Make sure the code compiles and test it to see if it works like you expect it to before running the ASCII Artinator. It would be frustrating to try to debug an artinated script only to later realize that there was some bug in the original input.

* Get rid of comments

This module won't handle comments very well. There's no way to stop the ASCII Artinator from splitting your comment across two lines and breaking the code.

* Reduce whitespace

In addition to making the code longer and thus more difficult to align, any whitespace in your code will be printed out as space over a darkspace in the art and put a "hole" in your picture. It would be nice if there was a way to align the whitespace in the code with the whitespace in the art, but that is probably something for a far future version.

* Avoid significant newlines

Newlines are stripped from the code before the code is tokenized. If there are any significant newlines (I mean the literal 0x0a char. It should still be OK to say print"\n"), then the artinated code will run differently.

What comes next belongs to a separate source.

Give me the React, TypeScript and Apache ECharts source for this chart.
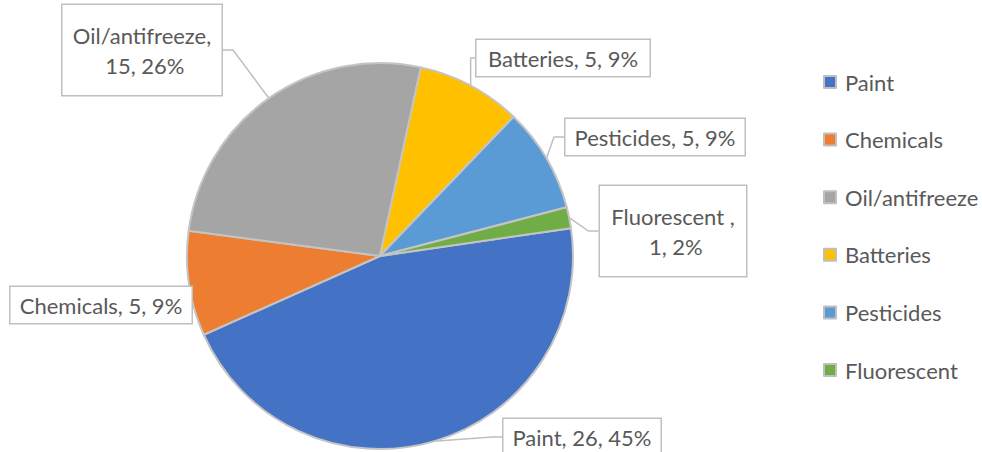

* Consider workarounds for quoted strings

Quoted strings are parsed as a single token. Consider ways to break them up so that can be split into multiple tokens. For example, instead of saying $h="Hello, world!";, we could actually say something like:

    &I;($c,$e)=qw(, !);$h=H.e.l.l.o.$c.$".W.o.r.l.d.$e;

The modified code is a lot longer, but this code can be split at any point except in the middle of qw, so it is much more flexible code from the perspective of the Artinator.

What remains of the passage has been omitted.